As an example, in his State of the Port speech, Seroka said that the Ports of Long Beach and Los Angeles have also signed a Memorandum of Understanding to enhance cooperation between the two ports.

Seroka said he expects the process of regaining the market share initiative to be a gradual one:”...it’s going to be one day at a time, one step at a time to try to earn the business that we need to. We also have to reinvent ourselves because some of that import cargo is not going to come back to us. It’s found other pathways through the Suez Canal.”

As an example, he said: “we are going to have to be much more assertive on the export side of the business.”

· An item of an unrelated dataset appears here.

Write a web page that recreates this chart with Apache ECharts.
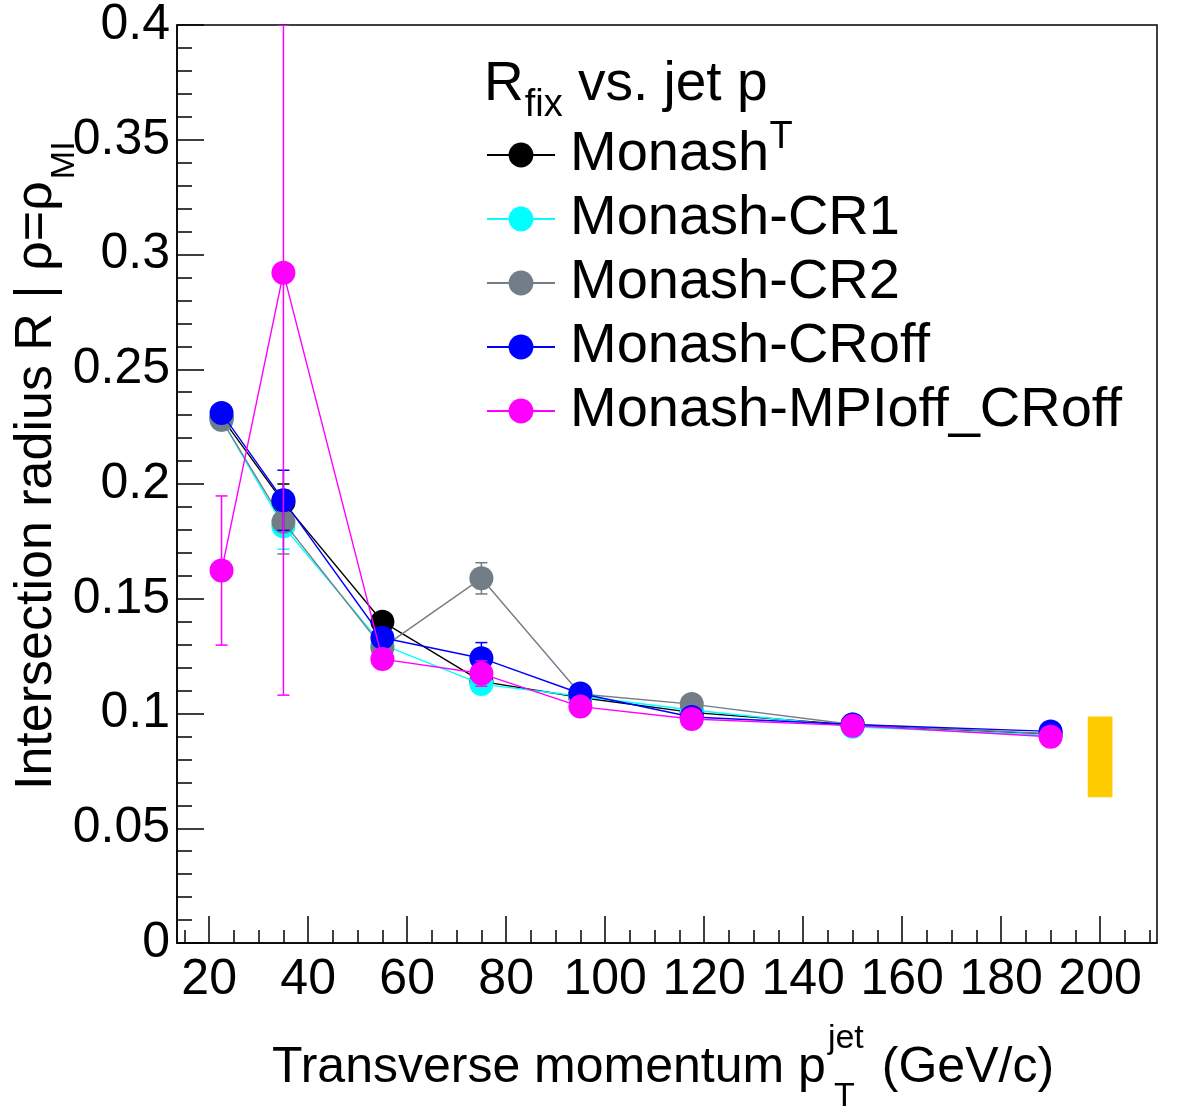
<!DOCTYPE html>
<html>
<head>
<meta charset="utf-8">
<script src="https://cdn.jsdelivr.net/npm/echarts@6/dist/echarts.min.js"></script>
<style>
html, body { margin: 0; padding: 0; background: #fff; }
#chart { width: 1182px; height: 1111px; }
</style>
</head>
<body>
<div id="chart"></div>
<script>
// jet pT bin centres (GeV/c)
var ptBins = [22.5, 35, 55, 75, 95, 117.5, 150, 190];

var names = ['Monash', 'Monash-CR1', 'Monash-CR2', 'Monash-CRoff', 'Monash-MPIoff_CRoff'];
var colors = ['#000000', '#00ffff', '#737d87', '#0000ff', '#ff00ff'];

// R_fix per tune
var rMonash = [0.229, 0.192, 0.140, 0.114, 0.107, 0.1005, 0.095, 0.091];
var rCR1    = [0.228, 0.1816, 0.130, 0.1128, 0.1075, 0.1015, 0.0942, 0.0905];
var rCR2    = [0.228, 0.1835, 0.1287, 0.1589, 0.1085, 0.1041, 0.0952, 0.0912];
var rCRoff  = [0.2309, 0.1929, 0.133, 0.1241, 0.1087, 0.0985, 0.0952, 0.0922];
var rMPIoff = [0.1623, 0.292, 0.1237, 0.1174, 0.103, 0.0976, 0.0947, 0.0899];

// statistical errors
var eMonash = [0.003, 0.008, 0.003, 0.003, 0.002, 0.002, 0.001, 0.001];
var eCR1    = [0.003, 0.010, 0.003, 0.003, 0.002, 0.002, 0.001, 0.001];
var eCR2    = [0.003, 0.014, 0.003, 0.0068, 0.002, 0.002, 0.001, 0.001];
var eCRoff  = [0.003, 0.0131, 0.003, 0.0068, 0.002, 0.002, 0.001, 0.001];
var eMPIoff = [0.0325, 0.184, 0.004, 0.0055, 0.003, 0.002, 0.001, 0.001];

// systematic band drawn at the right
var sysBandX = [197.5, 202.5];
var sysBandY = [0.0635, 0.0987];

var xTicks = [20, 40, 60, 80, 100, 120, 140, 160, 180, 200];
var xMinorTicks = [15, 25, 30, 35, 45, 50, 55, 65, 70, 75, 85, 90, 95, 105, 110, 115,
                   125, 130, 135, 145, 150, 155, 165, 170, 175, 185, 190, 195, 205, 210];

var X_MIN = 13.5, X_MAX = 211.5, Y_MIN = 0, Y_MAX = 0.4;
var FONT = '"Liberation Sans", Arial, sans-serif';

var values = [rMonash, rCR1, rCR2, rCRoff, rMPIoff];
var errors = [eMonash, eCR1, eCR2, eCRoff, eMPIoff];

var chart = echarts.init(document.getElementById('chart'));

// text helpers for sub/superscripts
var mctx = document.createElement('canvas').getContext('2d');
function textW(t, size) {
    mctx.font = size + 'px ' + FONT;
    return mctx.measureText(t).width;
}
function txt(t, x, base, size) {
    return {
        type: 'text', x: x, y: base - 0.33 * size,
        style: { text: t, fontSize: size, fontFamily: FONT, fill: '#000', verticalAlign: 'middle', align: 'left' }
    };
}

function errRender(color) {
    return function (params, api) {
        var x = api.value(0), y = api.value(1), e = api.value(2);
        var lo = Math.max(y - e, Y_MIN), hi = Math.min(y + e, Y_MAX);
        var p0 = api.coord([x, lo]), p1 = api.coord([x, hi]);
        var hw = 6;
        var st = { stroke: color, lineWidth: 1.5 };
        return {
            type: 'group',
            children: [
                { type: 'line', shape: { x1: p0[0], y1: p0[1], x2: p1[0], y2: p1[1] }, style: st },
                { type: 'line', shape: { x1: p0[0] - hw, y1: p0[1], x2: p0[0] + hw, y2: p0[1] }, style: st },
                { type: 'line', shape: { x1: p1[0] - hw, y1: p1[1], x2: p1[0] + hw, y2: p1[1] }, style: st }
            ]
        };
    };
}

var series = [];

series.push({
    type: 'custom',
    name: 'sys',
    z: 1,
    data: [[sysBandX[0], sysBandY[0], sysBandX[1], sysBandY[1]]],
    renderItem: function (params, api) {
        var a = api.coord([api.value(0), api.value(1)]);
        var b = api.coord([api.value(2), api.value(3)]);
        return {
            type: 'rect',
            shape: { x: a[0], y: b[1], width: b[0] - a[0], height: a[1] - b[1] },
            style: { fill: '#ffcc00' }
        };
    }
});

names.forEach(function (n, i) {
    series.push({
        type: 'custom',
        name: n + ' err',
        z: 2 + i * 2,
        clip: true,
        data: ptBins.map(function (x, k) { return [x, values[i][k], errors[i][k]]; }),
        renderItem: errRender(colors[i])
    });
    series.push({
        type: 'line',
        name: n,
        z: 3 + i * 2,
        data: ptBins.map(function (x, k) { return [x, values[i][k]]; }),
        symbol: 'circle',
        symbolSize: 24,
        showSymbol: true,
        lineStyle: { color: colors[i], width: 1.4 },
        itemStyle: { color: colors[i] },
        emphasis: { disabled: true },
        animation: false
    });
});

// axis titles and legend header
var graphics = [];

// x title
(function () {
    var s = 50, ss = 34, base = 1085;
    var x = 272;
    var main = 'Transverse momentum p';
    graphics.push(txt(main, x, base, s));
    x += textW(main, s) + 2;
    graphics.push(txt('jet', x, base - 35, ss));
    graphics.push(txt('T', x + 6, base + 23, ss));
    x += textW('jet', ss) + 18;
    graphics.push(txt('(GeV/c)', x, base, s));
})();

// y title, rotated
(function () {
    var s = 52, ss = 34;
    var kids = [];
    var x = 0;
    var main = 'Intersection radius R | \u03c1=\u03c1';
    kids.push(txt(main, x, 0, s));
    x += textW(main, s) + 2;
    kids.push(txt('MI', x, 22, ss));
    graphics.push({ type: 'group', x: 54, y: 790, rotation: Math.PI / 2, children: kids });
})();

// legend header
(function () {
    var s = 55, ss = 38, base = 103;
    var x = 484;
    graphics.push(txt('R', x, base, s));
    x += textW('R', s) + 1;
    graphics.push(txt('fix', x, base + 15, ss));
    x += textW('fix', ss);
    var t = ' vs. jet p';
    graphics.push(txt(t, x, base, s));
    x += textW(t, s) + 2;
    graphics.push(txt('T', x, base + 47, ss));
})();

var option = {
    backgroundColor: '#fff',
    animation: false,
    grid: {
        left: 177, right: 25, top: 22, bottom: 168,
        show: true, borderColor: '#000', borderWidth: 1.5, backgroundColor: 'transparent'
    },
    legend: {
        orient: 'vertical',
        left: 481,
        top: 121,
        itemWidth: 68,
        itemHeight: 31,
        itemGap: 6,
        selectedMode: false,
        data: names,
        textStyle: { fontSize: 56, fontFamily: FONT, color: '#000', lineHeight: 58, padding: [0, 0, 0, 10] }
    },
    xAxis: [
        {
            type: 'value', min: X_MIN, max: X_MAX,
            position: 'bottom',
            axisLine: { show: true, onZero: false, lineStyle: { color: '#000', width: 1.5 } },
            axisTick: { show: true, inside: true, length: 27, customValues: xTicks, lineStyle: { color: '#000', width: 1.5 } },
            axisLabel: { show: true, customValues: xTicks, fontSize: 50, fontFamily: FONT, color: '#000', margin: 12 },
            splitLine: { show: false }
        },
        {
            type: 'value', min: X_MIN, max: X_MAX,
            position: 'bottom',
            axisLine: { show: false },
            axisTick: { show: true, inside: true, length: 13, customValues: xMinorTicks, lineStyle: { color: '#000', width: 1.5 } },
            axisLabel: { show: false },
            splitLine: { show: false }
        }
    ],
    yAxis: {
        type: 'value', min: Y_MIN, max: Y_MAX, interval: 0.05,
        axisLine: { show: true, onZero: false, lineStyle: { color: '#000', width: 1.5 } },
        axisTick: { show: true, inside: true, length: 27, lineStyle: { color: '#000', width: 1.5 } },
        minorTick: { show: true, splitNumber: 5, length: 15, lineStyle: { color: '#000', width: 1.5 } },
        axisLabel: { fontSize: 50, fontFamily: FONT, color: '#000', margin: 7 },
        splitLine: { show: false }
    },
    graphic: graphics,
    series: series
};

chart.setOption(option);
</script>
</body>
</html>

An important focus will be on the service providers, “whether they’re the liner shipping companies, the railroads, the truck firms, they want to execute roundtrip economics. So, I think we need to continue to be aggressive on the export side of cargo that can move through our gateway ... “

Seroka was asked whether railroad rates charged by the Burlington Northern and Santa Fe and the Union Pacific railroads for container transport between the Port and Midwest destinations could be lower so as to help improve the Port’s competitiveness competing with East and Gulf coast ports:

“The railroads? Yeah, the rates on rail shipments, would they be better? Is there a way they could be more competitive? We’re going to look at everything ... we’ve got, we’ve had and will continue to have high level meetings with the railroads and some that are coming up real shortly. The idea here is what can we do from an efficiency standpoint? How can we keep the assets moving quickly? How can we take costs out of the system so they can be more competitive as well? I’ll let them decide on what retail and wholesale rates should look like, but everything’s on the table for me.”